Huit ans plus tard, après une campagne de crowdfunding, il revient avec Dans un recoin de ce monde, qui a déjà fait un tabac au box-office japonais. Le succès critique est également au rendez-vous puisque le film a été primé dans de nombreux festivals japonais, notamment le Blue Ribbon Awards et le Japan Academy Prize. Adapté du manga de Kuno Fumiyo, le film suit la jeune Urano Suzu, née en 1926 à Hiroshima. A 18 ans, elle est demandée en mariage et va vivre dans sa belle-famille à Kure, ville qui dispose d’un port militaire. La guerre s’installe et le quotidien devient de plus en plus difficile pour Suzu. Malgré cela, la jeune femme garde une certaine joie de vivre. Gestion de la maison, ravitaillement, vie de famille et de couple… autant de paramètres à prendre en compte dans ces conditions difficiles qui ne semblent pas s’améliorer avec les premiers bombardements.
L’action du film se déroule donc sur une longue période, entre 1933 et l’automne 1945, soit quelques mois après le bombardement d’Hiroshima. Le spectateur suit le quotidien de Suzu, campagnarde parmi tant d’autres dans ce recoin du monde. Jeune fille étourdie, à l’instar de l’héroïne de Mai Mai Miracle, elle vit un peu dans son monde, mêlant réalité, parfois dure car le pays est en guerre, et rêve, notamment par le biais du dessin, art dans lequel elle excelle. Dès sa plus tendre enfance, Suzu navigue entre ses tâches quotidiennes et le monde tel qu’elle l’imagine. Des scènes font inévitablement penser aux films de Miyazaki Hayao, par exemple celle où elle raconte à sa sœur qu’elle s’est faite enlever par un géant qu’elle a réussi à endormir en lui demandant de regarder à la jumelle, qu’elle avait préalablement recouverte d’un dessin de ciel étoilé ; ou celle où elle pense avoir rencontré un fantôme affamé chez ses grands-parents. Certaines ont une explication rationnelle (le fantôme est en réalité une enfant pauvre, que Suzu retrouvera par la suite), d’autres non. Le spectateur est donc plongé dans ce monde quasi-fantastique et ce, jusqu’à la fin. Toute scène de la vie quotidienne est prétexte à une réinterprétation artistique, même lorsque le ciel se remplit d’avions et de bombes. Suzu avoue elle-même lors d’une attaque aérienne : « si seulement j’avais un pinceau ». Rarement une scène de guerre n’aura été vue dans un film d’animation sous cet angle, les bombardements se transformant peu à peu en tâches de peinture multicolores.

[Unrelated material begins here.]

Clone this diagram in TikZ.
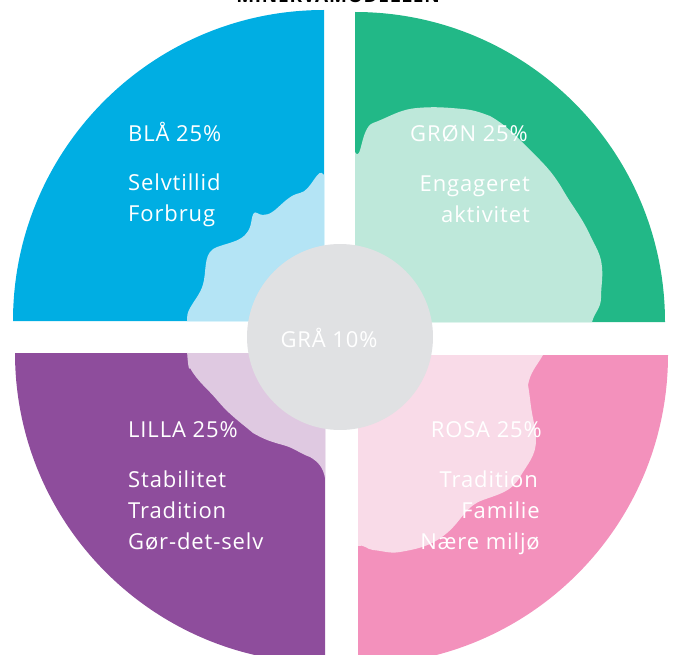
\documentclass[tikz,border=0pt]{standalone}
\usepackage{fontspec}
\setmainfont{Open Sans}[LetterSpace=4]
\definecolor{cblue}{RGB}{0,174,227}
\definecolor{cgreen}{RGB}{34,184,135}
\definecolor{cpurple}{RGB}{142,77,156}
\definecolor{cpink}{RGB}{243,145,188}
\definecolor{cgray}{RGB}{224,225,227}
\definecolor{lblue}{RGB}{180,228,245}
\definecolor{lgreen}{RGB}{190,232,218}
\definecolor{lpurple}{RGB}{223,201,225}
\definecolor{lpink}{RGB}{249,219,232}
\tikzset{
  lbl/.style={text=white, font=\fontsize{22}{31}\selectfont, inner sep=0pt, anchor=base west},
  lblr/.style={text=white, font=\fontsize{22}{31}\selectfont, inner sep=0pt, anchor=base east},
}
\begin{document}
\begin{tikzpicture}[x=1pt,y=-1pt]
\useasboundingbox (0,0) rectangle (675,655);
% quadrants
\fill[cblue] (324,321) -- (13,321) arc[start angle=180, end angle=270, radius=311] -- cycle;
\fill[cgreen] (355,322) -- (355,12) arc[start angle=-90, end angle=0, radius=310] -- cycle;
\fill[cpurple] (325,353) -- (15,353) arc[start angle=180, end angle=90, radius=310] -- cycle;
\fill[cpink] (358,355) -- (668,355) arc[start angle=0, end angle=90, radius=310] -- cycle;
% light blobs
\fill[lblue] (324,321) -- (324,175) to[out=120,in=10] (300,193)
  to[out=190,in=-30] (257,213) to[out=150,in=70] (250,227)
  to[out=250,in=20] (217,247) to[out=200,in=80] (204,280)
  to[out=260,in=60] (190,308) to[out=240,in=90] (187,321) -- cycle;
\fill[lgreen] (355,322) -- (355,152) to[out=-60,in=200] (373,123)
  to[out=20,in=185] (417,108) to[out=5,in=175] (463,109)
  to[out=-5,in=160] (490,116) to[out=-30,in=135] (527,147)
  to[out=-45,in=120] (563,190) to[out=-60,in=115] (590,235)
  to[out=-65,in=95] (602,267) to[out=-85,in=90] (601,298)
  to[out=-90,in=75] (592,322) -- cycle;
\fill[lpurple] (325,353) -- (187,353) to[out=90,in=-110] (190,368)
  to[out=-60,in=130] (217,400) to[out=-50,in=140] (253,433)
  to[out=-30,in=165] (283,445) to[out=-15,in=160] (310,457)
  to[out=-30,in=100] (325,478) -- cycle;
\fill[lpink] (358,355) -- (543,355) to[out=240,in=80] (528,385)
  to[out=-80,in=100] (532,413) to[out=-80,in=90] (536,440)
  to[out=-90,in=60] (520,477) to[out=240,in=20] (483,500)
  to[out=200,in=40] (447,533) to[out=220,in=10] (400,552)
  to[out=190,in=-5] (373,550) to[out=175,in=20] (358,546) -- cycle;
% centre
\node[circle, fill=cgray, minimum size=186pt, inner sep=0pt] (grey) at (340,337) {};
\node[lbl, anchor=base] (gra) at (329,347) {GRÅ 10\%};
% labels
\node[lbl] (blah) at (128,142) {BLÅ 25\%};
\node[lbl] (bla1) at (128,191) {Selvtillid};
\node[lbl] (bla2) at (128,222) {Forbrug};
\node[lblr] (grnh) at (528,142) {GRØN 25\%};
\node[lblr] (grn1) at (530,192) {Engageret};
\node[lblr] (grn2) at (530,223) {aktivitet};
\node[lbl] (lilh) at (128,437) {LILLA 25\%};
\node[lbl] (lil1) at (128,487) {Stabilitet};
\node[lbl] (lil2) at (128,518) {Tradition};
\node[lbl] (lil3) at (128,549) {Gør-det-selv};
\node[lblr] (rosh) at (542,437) {ROSA 25\%};
\node[lblr] (ros1) at (538,487) {Tradition};
\node[lblr] (ros2) at (540,518) {Familie};
\node[lblr] (ros3) at (540,549) {Nære miljø};
% cut-off title
\node[inner sep=0pt, anchor=base, font=\bfseries\fontsize{19}{19}\selectfont] (title) at (338,3) {MINERVAMODELLEN};
\end{tikzpicture}
\end{document}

L’imagination débordante de l’héroïne et sa mise en scène artistique font de Dans un coin de ce monde un film très différent de ce qu’on aurait pu attendre. Quand on parle de la Seconde Guerre mondiale en animation, on pense évidemment à Takahata Isao et son sublime Le Tombeau des lucioles. Ici, point de pathos (même si Takahata l’a très bien réussi). Katabuchi se contente de raconter une histoire, celle d’une jeune fille, entourée par sa famille puis par sa belle-famille, en plein milieu d’une guerre qui la dépasse et dont elle ne prend conscience que tardivement par le biais des raids aériens, qui impactent sa vie quotidienne. Peu à peu, l’ambiance du film se veut moins optimiste : la vie devient plus difficile, des proches meurent, d’autres sont blessés ou mobilisés par la guerre. Pourtant, à part une scène ou deux, la mise en scène demeure colorée comme pour montrer que la vie continue, malgré tout. Le film est amoral voire optimiste par moment, certes, mais demeure ancré dans la réalité. Suzu, point focal du film, subit quelques crises d’abattement. Mais l’amour pour sa famille et son mari ainsi que l’entraide que chacun essaye de perpétuer permettent à notre héroïne de se relever à chaque fois plus forte. Katabuchi, par ce procédé, n’essaye pas pour autant de faire preuve d’un patriotisme quelque peu mal placé. Il ne se prononce pas et laisse ses personnages évoluer au gré des saisons. Il pointe par-là une certaine réalité : le quotidien des Japonais ébahis devant tant de navires militaires dans la baie d’Hiroshima, les enfants courant après les sauveurs américains mais surtout, une vie faite de petits moments, et non pas de questionnements sur la guerre. Le cinéaste utilise d’ailleurs de nombreuses ellipses pour mettre en exergue ces instants de vie, qui sont parfois apposés côte à côte à des années d’écart sans forcément de liens logiques. Même la catastrophe nucléaire d’Hiroshima est vécue à distance, les habitants se demandant ce que sont ces lumières étranges dans le ciel ainsi que ce nuage qui reste en place.
Dans un recoin de ce monde est un film poétique, mettant en scène le destin de quelques vies et non pas celui d’un pays. Un parti pris audacieux qu’on aurait tort de bouder.
Elvire Rémand.
Dans un recoin de ce monde de Katabachi Sunao. Japon. 2016. Sortie française prévue le 20/09/2017.
Projeté lors de la 9e édition de l’Okinawa International Movie Festival.